One of the oldest stone buildings on the Island is Carisbrooke Castle and the first reference to it is in AD 1136 when the anonymous chronicler of Gesta Stepheni writes that it was “very finely built of stone and very strongly fortified”. The original wooden palisade fortress had been built in a hurry because the Normans expected to be attacked at any time and the new castle was built mainly of Greensand, a type of sandstone, which was quarried and brought from a scarp at Gatt Cliff, the old name for Gatcombe. The same quarry was used until 1921.

When Isabella de Fortibus came to the castle in 1262, she began rebuilding and extending the residential buildings. Henry Long, reeve of the castle, kept an account of the masons she employed and after her death, stonemasons are mentioned again in a record of payments made to them during the years 1318-19 for the new brattices they fitted to the ‘great tower.’ Later “Chardges of the masons woorke of the southeast and southwest knights” appears in the accounts for 1601-02 (the knights were the small artillery bastions added later to the existing fortifications).

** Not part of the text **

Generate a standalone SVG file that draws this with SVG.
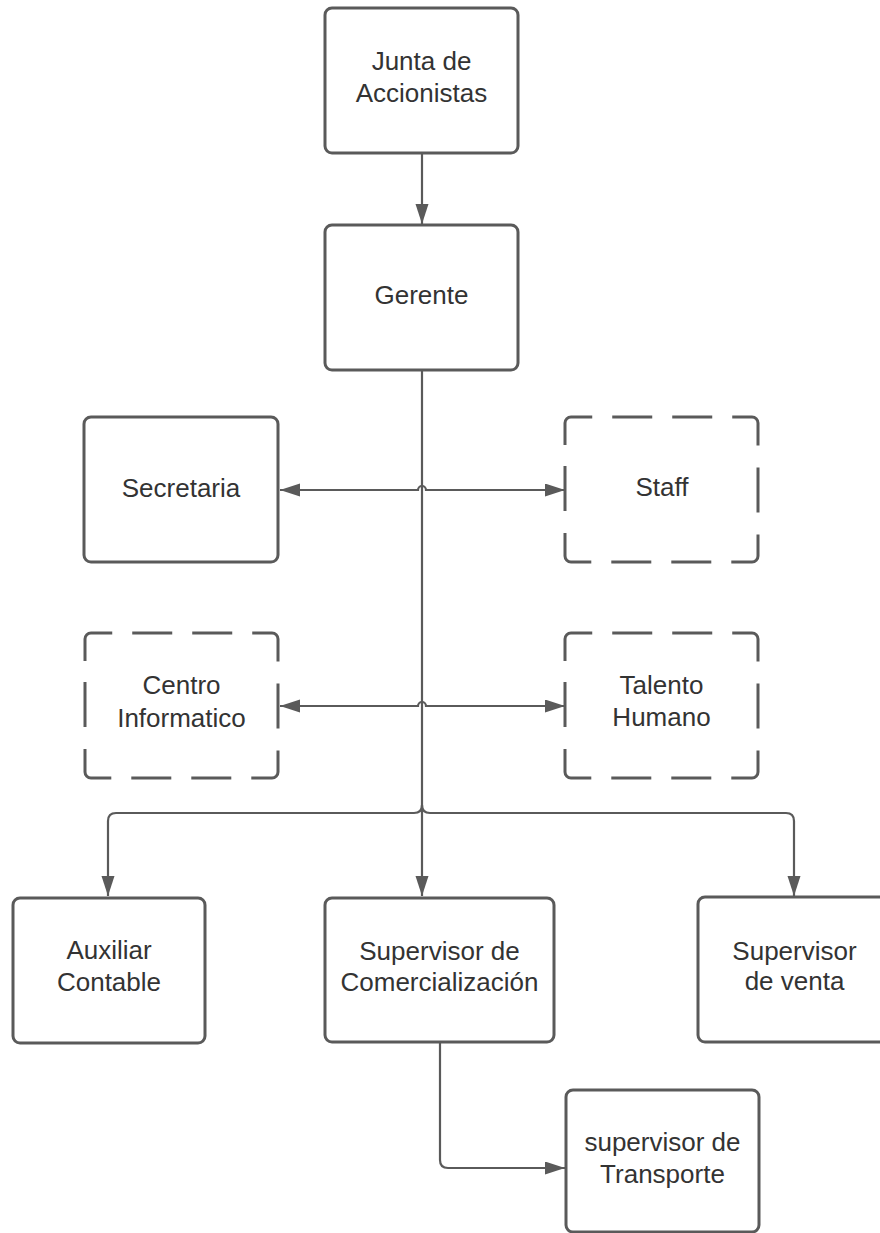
<svg xmlns="http://www.w3.org/2000/svg" width="880" height="1233" viewBox="0 0 880 1233">
  <style>
    .box { fill: #ffffff; stroke: #5a5a5a; stroke-width: 3; }
    .dbox { fill: #ffffff; stroke: #5a5a5a; stroke-width: 3; stroke-dasharray: 52.42 20 40 20 40 20 51.42 22 45 22 51.42 20 40 20 40 20 52.42 22 45 22; }
    .lbl { font-family: "Liberation Sans", Arial, sans-serif; font-size: 26px; fill: #333333; text-anchor: middle; }
    .conn { fill: none; stroke: #5a5a5a; stroke-width: 2.2; }
  </style>
  <defs>
    <marker id="arrow" markerUnits="userSpaceOnUse" markerWidth="22" markerHeight="14" refX="20" refY="6.5" orient="auto-start-reverse" viewBox="0 0 22 14">
      <path d="M0,0 L20,6.5 L0,13 Z" fill="#5a5a5a"/>
    </marker>
    <path id="dashbox" class="dbox" d="M0,28 V6 A6,6 0 0 1 6,0 H187 A6,6 0 0 1 193,6 V139 A6,6 0 0 1 187,145 H6 A6,6 0 0 1 0,139 Z"/>
  </defs>
  <rect width="880" height="1233" fill="#ffffff"/>

  <g id="connectors">
    <path class="conn" d="M422,153 V224" marker-end="url(#arrow)"/>
    <path class="conn" d="M422,370 V896" marker-end="url(#arrow)"/>
    <path class="conn" d="M565,490 H426 A4,4 0 0 0 418,490 H280" marker-start="url(#arrow)" marker-end="url(#arrow)"/>
    <path class="conn" d="M565,706 H426 A4,4 0 0 0 418,706 H280" marker-start="url(#arrow)" marker-end="url(#arrow)"/>
    <path class="conn" d="M422,805 Q422,813 414,813 H116 Q108,813 108,821 V896" marker-end="url(#arrow)"/>
    <path class="conn" d="M422,805 Q422,813 430,813 H786 Q794,813 794,821 V896" marker-end="url(#arrow)"/>
    <path class="conn" d="M440,1042 V1160 Q440,1168 448,1168 H565" marker-end="url(#arrow)"/>
  </g>

  <g id="junta">
    <rect class="box" x="325" y="8" width="193" height="145" rx="7"/>
    <text class="lbl" x="421.5" y="70">Junta de</text>
    <text class="lbl" x="421.5" y="102">Accionistas</text>
  </g>
  <g id="gerente">
    <rect class="box" x="325" y="225" width="193" height="145" rx="7"/>
    <text class="lbl" x="421.5" y="304">Gerente</text>
  </g>
  <g id="secretaria">
    <rect class="box" x="84" y="417" width="194" height="145" rx="7"/>
    <text class="lbl" x="181" y="497">Secretaria</text>
  </g>
  <g id="staff">
    <use href="#dashbox" x="565" y="417"/>
    <text class="lbl" x="662" y="496">Staff</text>
  </g>
  <g id="centro">
    <use href="#dashbox" x="85" y="633"/>
    <text class="lbl" x="181.5" y="694">Centro</text>
    <text class="lbl" x="181.5" y="727">Informatico</text>
  </g>
  <g id="talento">
    <use href="#dashbox" x="565" y="633"/>
    <text class="lbl" x="661.5" y="694">Talento</text>
    <text class="lbl" x="661.5" y="726">Humano</text>
  </g>
  <g id="auxiliar">
    <rect class="box" x="13" y="898" width="192" height="145" rx="7"/>
    <text class="lbl" x="109" y="959">Auxiliar</text>
    <text class="lbl" x="109" y="991">Contable</text>
  </g>
  <g id="comercializacion">
    <rect class="box" x="325" y="898" width="229" height="144" rx="7"/>
    <text class="lbl" x="439.5" y="960">Supervisor de</text>
    <text class="lbl" x="439.5" y="991">Comercialización</text>
  </g>
  <g id="venta">
    <rect class="box" x="698" y="897" width="194" height="145" rx="7"/>
    <text class="lbl" x="794.5" y="960">Supervisor</text>
    <text class="lbl" x="794.5" y="990">de venta</text>
  </g>
  <g id="transporte">
    <rect class="box" x="566" y="1090" width="193" height="142" rx="7"/>
    <text class="lbl" x="662.5" y="1151">supervisor de</text>
    <text class="lbl" x="662.5" y="1183">Transporte</text>
  </g>
</svg>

The original Carisbrooke Castle was a wooden fortress which had been built in a hurry because the Normans expected to be attacked at any time

Inside the castle gatehouse there’s a stonemason’s mark on an ashlar block in the wall. Stonemasons often carved a personal symbol on each block of stone to mark the difference between their work and that of other stonemasons and it also helped the master mason to estimate the amount of work done by each man. When Sandown Fort was being built in 1652, in spite of masons being paid 1s.4d per day compared with a labourer’s pay of 9d., the two deputy lieutenants responsible for controlling the finances, Sir John Oglander and Sir Edward Dennis, found it difficult to recruit workers.

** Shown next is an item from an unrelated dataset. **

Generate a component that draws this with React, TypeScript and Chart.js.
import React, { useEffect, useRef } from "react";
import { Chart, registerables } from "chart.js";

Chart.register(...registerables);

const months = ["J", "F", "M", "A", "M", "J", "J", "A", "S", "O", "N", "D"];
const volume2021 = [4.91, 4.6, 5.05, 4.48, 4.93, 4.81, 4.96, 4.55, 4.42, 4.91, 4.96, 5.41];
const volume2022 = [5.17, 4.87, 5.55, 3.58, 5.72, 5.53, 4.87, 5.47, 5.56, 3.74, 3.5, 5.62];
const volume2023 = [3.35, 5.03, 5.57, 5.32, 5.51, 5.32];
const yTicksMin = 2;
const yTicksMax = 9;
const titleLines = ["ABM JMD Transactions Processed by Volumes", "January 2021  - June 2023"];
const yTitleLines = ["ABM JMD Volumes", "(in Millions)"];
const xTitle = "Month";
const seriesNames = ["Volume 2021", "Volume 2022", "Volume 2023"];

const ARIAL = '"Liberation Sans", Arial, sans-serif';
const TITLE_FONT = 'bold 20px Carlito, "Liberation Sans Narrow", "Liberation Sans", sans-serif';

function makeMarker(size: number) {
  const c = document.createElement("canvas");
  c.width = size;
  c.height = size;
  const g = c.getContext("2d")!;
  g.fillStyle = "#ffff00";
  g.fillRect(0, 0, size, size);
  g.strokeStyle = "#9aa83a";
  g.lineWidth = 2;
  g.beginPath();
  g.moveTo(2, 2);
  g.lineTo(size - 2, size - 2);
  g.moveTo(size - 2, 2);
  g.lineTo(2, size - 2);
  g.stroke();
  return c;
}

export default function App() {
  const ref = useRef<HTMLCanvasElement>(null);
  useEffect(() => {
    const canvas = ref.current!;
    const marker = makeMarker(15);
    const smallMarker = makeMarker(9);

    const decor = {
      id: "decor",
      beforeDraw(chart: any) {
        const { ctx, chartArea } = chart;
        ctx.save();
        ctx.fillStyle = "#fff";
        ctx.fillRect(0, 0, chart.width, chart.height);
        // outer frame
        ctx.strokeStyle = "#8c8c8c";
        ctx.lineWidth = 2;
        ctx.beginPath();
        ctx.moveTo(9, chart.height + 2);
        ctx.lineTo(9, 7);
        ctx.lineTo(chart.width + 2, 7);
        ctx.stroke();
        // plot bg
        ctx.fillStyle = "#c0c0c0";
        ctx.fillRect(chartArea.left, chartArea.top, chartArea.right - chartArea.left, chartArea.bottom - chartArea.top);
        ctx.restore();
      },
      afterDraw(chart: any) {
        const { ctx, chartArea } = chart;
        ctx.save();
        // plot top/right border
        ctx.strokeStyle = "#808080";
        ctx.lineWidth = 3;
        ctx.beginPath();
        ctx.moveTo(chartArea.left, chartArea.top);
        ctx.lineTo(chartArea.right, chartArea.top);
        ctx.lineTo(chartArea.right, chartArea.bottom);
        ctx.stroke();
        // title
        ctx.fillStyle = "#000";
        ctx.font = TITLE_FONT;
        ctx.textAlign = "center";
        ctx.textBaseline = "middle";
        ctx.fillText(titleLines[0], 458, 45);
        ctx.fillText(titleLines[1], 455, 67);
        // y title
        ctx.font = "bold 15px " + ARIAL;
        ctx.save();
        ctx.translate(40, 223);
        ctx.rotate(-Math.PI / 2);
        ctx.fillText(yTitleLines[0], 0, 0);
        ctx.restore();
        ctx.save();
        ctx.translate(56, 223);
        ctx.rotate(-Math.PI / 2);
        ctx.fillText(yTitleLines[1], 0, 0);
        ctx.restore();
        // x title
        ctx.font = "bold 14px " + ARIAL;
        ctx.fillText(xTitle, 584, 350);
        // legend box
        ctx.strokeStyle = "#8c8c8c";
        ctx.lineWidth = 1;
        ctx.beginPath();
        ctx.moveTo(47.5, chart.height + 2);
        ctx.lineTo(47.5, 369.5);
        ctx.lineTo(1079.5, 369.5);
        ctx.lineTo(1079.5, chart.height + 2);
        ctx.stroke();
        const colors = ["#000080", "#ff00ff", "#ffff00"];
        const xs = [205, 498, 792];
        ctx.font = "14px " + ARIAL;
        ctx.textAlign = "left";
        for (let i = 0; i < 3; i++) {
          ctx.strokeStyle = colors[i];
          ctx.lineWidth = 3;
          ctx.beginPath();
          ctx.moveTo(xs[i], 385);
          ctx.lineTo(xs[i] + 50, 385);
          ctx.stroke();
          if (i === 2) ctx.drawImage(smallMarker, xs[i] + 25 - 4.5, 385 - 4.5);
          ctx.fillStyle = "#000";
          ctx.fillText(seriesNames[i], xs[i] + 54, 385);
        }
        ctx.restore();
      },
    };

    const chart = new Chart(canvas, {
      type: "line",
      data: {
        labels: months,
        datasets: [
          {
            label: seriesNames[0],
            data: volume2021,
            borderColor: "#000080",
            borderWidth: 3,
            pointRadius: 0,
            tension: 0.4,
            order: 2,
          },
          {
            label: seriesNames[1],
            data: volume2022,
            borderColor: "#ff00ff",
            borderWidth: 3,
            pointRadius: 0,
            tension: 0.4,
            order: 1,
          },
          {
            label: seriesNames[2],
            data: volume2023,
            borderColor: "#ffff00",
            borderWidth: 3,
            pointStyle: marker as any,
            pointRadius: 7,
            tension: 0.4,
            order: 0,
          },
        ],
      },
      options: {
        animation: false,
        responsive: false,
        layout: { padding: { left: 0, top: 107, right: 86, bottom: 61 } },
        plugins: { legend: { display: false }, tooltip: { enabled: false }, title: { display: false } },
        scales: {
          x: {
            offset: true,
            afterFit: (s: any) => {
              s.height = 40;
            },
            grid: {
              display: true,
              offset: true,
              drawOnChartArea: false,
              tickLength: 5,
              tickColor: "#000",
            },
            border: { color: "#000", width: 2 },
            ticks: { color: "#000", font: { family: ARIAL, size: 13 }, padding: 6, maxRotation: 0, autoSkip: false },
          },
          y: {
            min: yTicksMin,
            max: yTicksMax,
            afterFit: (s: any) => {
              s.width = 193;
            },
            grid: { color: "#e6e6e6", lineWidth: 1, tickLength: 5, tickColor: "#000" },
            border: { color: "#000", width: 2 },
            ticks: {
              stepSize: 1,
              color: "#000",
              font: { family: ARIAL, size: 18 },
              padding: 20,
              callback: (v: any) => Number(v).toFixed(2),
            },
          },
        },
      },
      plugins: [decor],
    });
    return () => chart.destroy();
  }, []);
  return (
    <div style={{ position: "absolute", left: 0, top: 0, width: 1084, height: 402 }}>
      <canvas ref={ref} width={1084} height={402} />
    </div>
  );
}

Their records show a note of payment “to Smugg for goinge with a warrant to Shorwell to presse Masons for the kings worke.” Smugg’s errand must have been successful because the following week two masons, Thomas Davis, senior and junior, arrived to work on the site. Apparently the two men had discovered a large hoard of Elizabethan shillings hidden in a barn at Newchurch the previous summer so a stonemason’s wage must have seemed miserly by comparison.

Sadly a lot of the buildings created by the architect, John Nash, on the Island, have either disappeared or been modified. The Guildhall in Newport, built on the site of the old Town Hall and Cheese Cross and completed in 1819, is an example of his work though a tower was added to the building in 1887. In a letter to a Mr. Sewell dated 24 February,1814, Nash warns against the extra costs for the building and urges Sewell to appoint a Clerk of the Works to oversee the work.  Contract Number 3 for the Masons’ Work stipulated that “the plinth of the arcade all round to be of Bath stone, those under the piers the arches to be each in one stone; the moulded fascia under the columns to be of Bath stone, and the key stones of the arches under the columns.”

The black Derbyshire marble chimney-piece and slab for the town hall cost £45 but for the town clerk’s office, only £5 was to be spent on the chimney-piece of Portland stone, unlike Sir Richard Worsley who spared no expense when he finished his house that had been started at Appuldurcombe in 1701.

Designed by John James with James Wyatt providing its elegant Baroque style, the 18th century mansion was intended to house Sir Richard’s collection of Greek Marbles, paintings and gems. When Appuldurcombe House was completed with its Tuscan columns, swags, roundels, garlands and mouldings of Portland stone carved by two stonemasons from London, he could boast that it was the grandest and most striking house on the Isle of Wight.

Talking of marble reminded Dave Hailstone of his visit to a quarry in the mountains near Pisa in Italy when he saw the seam of marble that Michelangelo, one of the most famous stonemasons, used for his sculpture, David. The craft of stonemasons has existed for thousands of years and we have them to thank for many of the inspiring monuments that exist today like the Easter Island statues, the Egyptian Pyramids and the Greek Parthenon. I think Dave Crouch put it in a nutshell when he said, “It’s good seeing your work last.”